The Dark Side of Transnationalism: Civil War in the Post-Cold War Era

Viernes 4 de mayo de 2012, de 14:00 a 16:00
Room Fred Halliday - IBEI (1st Floor)
Seminario de investigación
Jeffrey T. Checkel (Simon Fraser University)

Civil war has become the dominant mode of organized violence in the post-Cold War international system.  Equally important, this form of ’internal warfare’ is rarely internal, with 55% of all rebel groups active since 1945 having transnational linkages. Indeed, civil wars nearly always create opportunities and incentives for outside actors to intervene; these actors may be other states, rebel groups, transnational civil society, or the international community, and this intervention may be malign (fanning the war) or benign (transnational NGO’s targeting the use of child soldiers).  Moreover, such wars are often fueled by cross-border flows of goods, including material (weapons), money (diaspora financing) and human (new recruits for rebel groups).  Finally, civil wars can spur social mobilization across borders – by strengthening senses of community among ethnic co-brethren, say.

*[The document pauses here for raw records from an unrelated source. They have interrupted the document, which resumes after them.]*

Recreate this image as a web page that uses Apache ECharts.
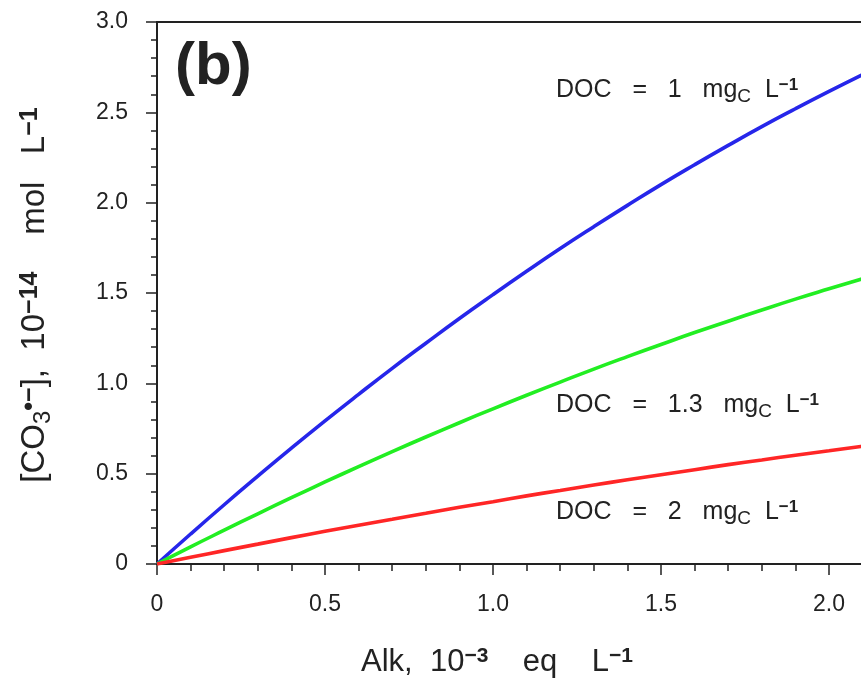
<!DOCTYPE html>
<html><head><meta charset="utf-8">
<script src="https://cdn.jsdelivr.net/npm/echarts@6/dist/echarts.min.js"></script>
<style>html,body{margin:0;padding:0;background:#fff;overflow:hidden;width:861px;height:679px}#c{width:1000px;height:679px}</style>
</head><body><div id="c"></div>
<script>
// Alkalinity, 10^-3 eq L^-1
const alk   = [0, 0.1, 0.2, 0.3, 0.4, 0.5, 0.6, 0.7, 0.8, 0.9, 1.0, 1.1, 1.2, 1.3, 1.4, 1.5, 1.6, 1.7, 1.8, 1.9, 2.0, 2.1];
// [CO3•−], 10^-14 mol L^-1
const doc1  = [0, 0.166, 0.328, 0.486, 0.641, 0.792, 0.939, 1.083, 1.222, 1.359, 1.491, 1.620, 1.746, 1.867, 1.985, 2.100, 2.210, 2.317, 2.421, 2.520, 2.616, 2.709];
const doc13 = [0, 0.095, 0.187, 0.278, 0.367, 0.454, 0.539, 0.622, 0.703, 0.782, 0.859, 0.934, 1.007, 1.079, 1.148, 1.215, 1.281, 1.344, 1.406, 1.466, 1.523, 1.579];
const doc2  = [0, 0.037, 0.074, 0.110, 0.146, 0.181, 0.215, 0.248, 0.281, 0.314, 0.345, 0.377, 0.407, 0.437, 0.466, 0.494, 0.522, 0.550, 0.576, 0.602, 0.627, 0.652];
const xTickLabels = ['0', '0.5', '1.0', '1.5', '2.0'];
const yTickLabels = ['0', '0.5', '1.0', '1.5', '2.0', '2.5', '3.0'];
const seriesNames = ['DOC = 1', 'DOC = 1.3', 'DOC = 2'];
const seriesColors = ['#2626ea', '#22ee22', '#ff2626'];

const FONT = 'Liberation Sans, Arial, sans-serif';
const INK = '#222';
const pairs = ys => alk.map((x, i) => [x, ys[i]]);
const xFmt = v => { const i = Math.round(v / 0.5); return (Math.abs(v - i * 0.5) < 1e-9 && xTickLabels[i] !== undefined) ? xTickLabels[i] : ''; };
const yFmt = v => { const i = Math.round(v / 0.5); return yTickLabels[i] !== undefined ? yTickLabels[i] : ''; };

function rich(size, supSize, subSize, lh) {
  return {
    m: { fontFamily: FONT, fontSize: size, lineHeight: lh, verticalAlign: 'middle', fill: INK },
    p: { fontFamily: FONT, fontSize: supSize, lineHeight: lh, verticalAlign: 'top', padding: [Math.round(lh * 0.12), 0, 0, 0], fill: INK, fontWeight: 'bold' },
    s: { fontFamily: FONT, fontSize: subSize, lineHeight: lh, verticalAlign: 'bottom', padding: [0, 0, Math.round(lh * 0.04), 0], fill: INK }
  };
}

function label(x, y, text, size, supSize, subSize, lh, align, rot) {
  return {
    type: 'text', x: x, y: y, z: 10, rotation: rot || 0,
    style: { text: text, rich: rich(size, supSize, subSize, lh), fill: INK, fontFamily: FONT, fontSize: size, align: align, verticalAlign: 'middle' }
  };
}

const chart = echarts.init(document.getElementById('c'), null, { renderer: 'canvas' });
chart.setOption({
  animation: false,
  backgroundColor: '#fff',
  grid: { left: 157, top: 22, right: 0, bottom: 115, containLabel: false },
  xAxis: [{
    type: 'value', min: 0, max: 2.5, interval: 0.5,
    axisLine: { show: true, onZero: false, lineStyle: { color: INK, width: 2 } },
    axisTick: { show: true, inside: false, length: 11, lineStyle: { color: INK, width: 1.5 } },
    minorTick: { show: true, splitNumber: 5, length: 7, lineStyle: { color: INK, width: 1.5 } },
    axisLabel: { formatter: xFmt, fontFamily: FONT, fontSize: 23, color: INK, margin: 29 },
    splitLine: { show: false }
  }, {
    type: 'value', position: 'top', min: 0, max: 2.5, interval: 0.5,
    axisLine: { show: true, onZero: false, lineStyle: { color: INK, width: 2 } },
    axisTick: { show: false }, axisLabel: { show: false }, splitLine: { show: false }
  }],
  yAxis: {
    type: 'value', min: 0, max: 3, interval: 0.5,
    axisLine: { show: true, onZero: false, lineStyle: { color: INK, width: 2 } },
    axisTick: { show: true, inside: false, length: 11, lineStyle: { color: INK, width: 1.5 } },
    minorTick: { show: true, splitNumber: 5, length: 6, lineStyle: { color: INK, width: 1.5 } },
    axisLabel: { formatter: yFmt, fontFamily: FONT, fontSize: 23, color: INK, margin: 29 },
    splitLine: { show: false }
  },
  series: [doc1, doc13, doc2].map((d, i) => ({
    name: seriesNames[i], type: 'line', data: pairs(d), smooth: true, showSymbol: false,
    lineStyle: { color: seriesColors[i], width: 3.6 }, itemStyle: { color: seriesColors[i] }, z: 3 + i
  })),
  graphic: [
    { type: 'text', x: 175, y: 67, z: 10,
      style: { text: '(b)', fontFamily: FONT, fontWeight: 'bold', fontSize: 60, fill: INK, align: 'left', verticalAlign: 'middle' } },
    label(556, 90, '{m|DOC   =   1   mg}{s|C}{m|  L}{p|\u22121}', 25, 17, 19, 34, 'left'),
    label(556, 405, '{m|DOC   =   1.3   mg}{s|C}{m|  L}{p|\u22121}', 25, 17, 19, 34, 'left'),
    label(556, 512, '{m|DOC   =   2   mg}{s|C}{m|  L}{p|\u22121}', 25, 17, 19, 34, 'left'),
    label(497, 662, '{m|Alk,  10}{p|\u22123}{m|    eq    L}{p|\u22121}', 31, 21, 21, 42, 'center'),
    label(35, 295, '{m|[CO}{s|3}{p|\u2022\u2212}{m|],  10}{p|\u221214}{m|    mol   L}{p|\u22121}', 33, 25, 24, 44, 'center', Math.PI / 2)
  ]
});
</script>
</body></html>
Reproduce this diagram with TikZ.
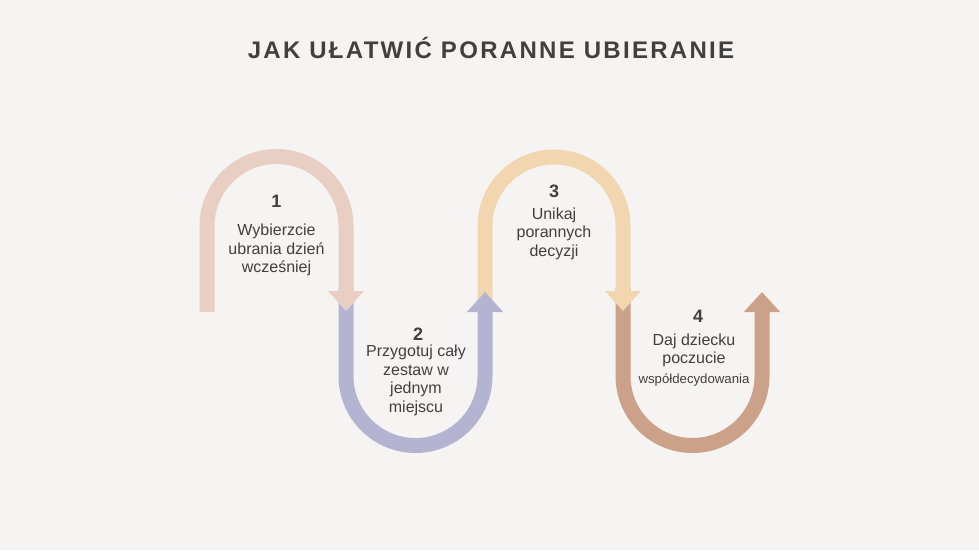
\documentclass[tikz,border=0pt]{standalone}
\usepackage{fontspec}
\setmainfont{Liberation Sans}
\newfontfamily\titlefont{Liberation Sans}[LetterSpace=9.6]
\usetikzlibrary{arrows.meta}
\definecolor{bg}{HTML}{F6F4F2}
\definecolor{txt}{HTML}{404040}
\definecolor{cpink}{HTML}{E9CEC3}
\definecolor{cpurple}{HTML}{B4B3D2}
\definecolor{cyellow}{HTML}{F1D6B0}
\definecolor{cbrown}{HTML}{CBA189}
\begin{document}
\begin{tikzpicture}[x=1pt,y=1pt,
  band/.style={line width=15pt,-{Triangle[width=35pt,length=20pt]}},
  num/.style={text=txt,font=\bfseries\fontsize{18}{20}\selectfont,inner sep=0pt},
  body/.style={text=txt,font=\fontsize{16}{18.5}\selectfont,align=center,inner sep=0pt},
  small/.style={text=txt,font=\fontsize{13.2}{15}\selectfont,inner sep=0pt}]
\fill[bg] (0,0) rectangle (979,550);
\useasboundingbox (0,0) rectangle (979,550);
\node[text=txt,font=\titlefont\bfseries\fontsize{24}{28}\selectfont,inner sep=0pt] (title) at (491,502) {JAK UŁATWIĆ PORANNE UBIERANIE};
% coordinates
\coordinate (a1) at (207,238);
\coordinate (b1) at (207,324);
\coordinate (c1) at (346,324);
\coordinate (d1) at (346,239);
\coordinate (a2) at (346,262);
\coordinate (b2) at (346,174);
\coordinate (c2) at (485,174);
\coordinate (d2) at (485,258);
\coordinate (a3) at (485,250);
\coordinate (b3) at (485,324);
\coordinate (c3) at (623,324);
\coordinate (d3) at (623,239);
\coordinate (a4) at (623,262);
\coordinate (b4) at (623,174);
\coordinate (c4) at (762,174);
\coordinate (d4) at (762,258);
% bands, drawn back to front
\draw[band,cbrown] (a4) -- (b4) arc[start angle=180,end angle=360,radius=69.5] -- (d4);
\draw[band,cyellow] (a3) -- (b3) arc[start angle=180,end angle=0,radius=69] -- (d3);
\draw[band,cpurple] (a2) -- (b2) arc[start angle=180,end angle=360,radius=69.5] -- (d2);
\draw[band,cpink] (a1) -- (b1) arc[start angle=180,end angle=0,radius=69.5] -- (d1);
% texts
\node[num] (n1) at (276.5,349) {1};
\node[body] (t1) at (276.5,300) {Wybierzcie\\ubrania dzień\\wcześniej};
\node[num] (n2) at (418,216) {2};
\node[body] (t2) at (416,169.5) {Przygotuj cały\\zestaw w\\jednym\\miejscu};
\node[num] (n3) at (554,359) {3};
\node[body] (t3) at (554,316.5) {Unikaj\\porannych\\decyzji};
\node[num] (n4) at (698,234) {4};
\node[body] (t4) at (694,199.5) {Daj dziecku\\poczucie};
\node[small] (t4b) at (694,170) {współdecydowania};
\end{tikzpicture}
\end{document}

This presentation explores the relation of the transnational to the local in the context of civil war.  How do we conceptualize this transnational dimension?  In material or social terms?  How does it affect civil war dynamics?  By bringing new material resources into play?  By affecting cost/benefit calculations?  By promoting learning among actors?  Under what conditions do transnational factors increase or decrease levels of civil violence?  What is the nature of the causal connection between the transnational and the local?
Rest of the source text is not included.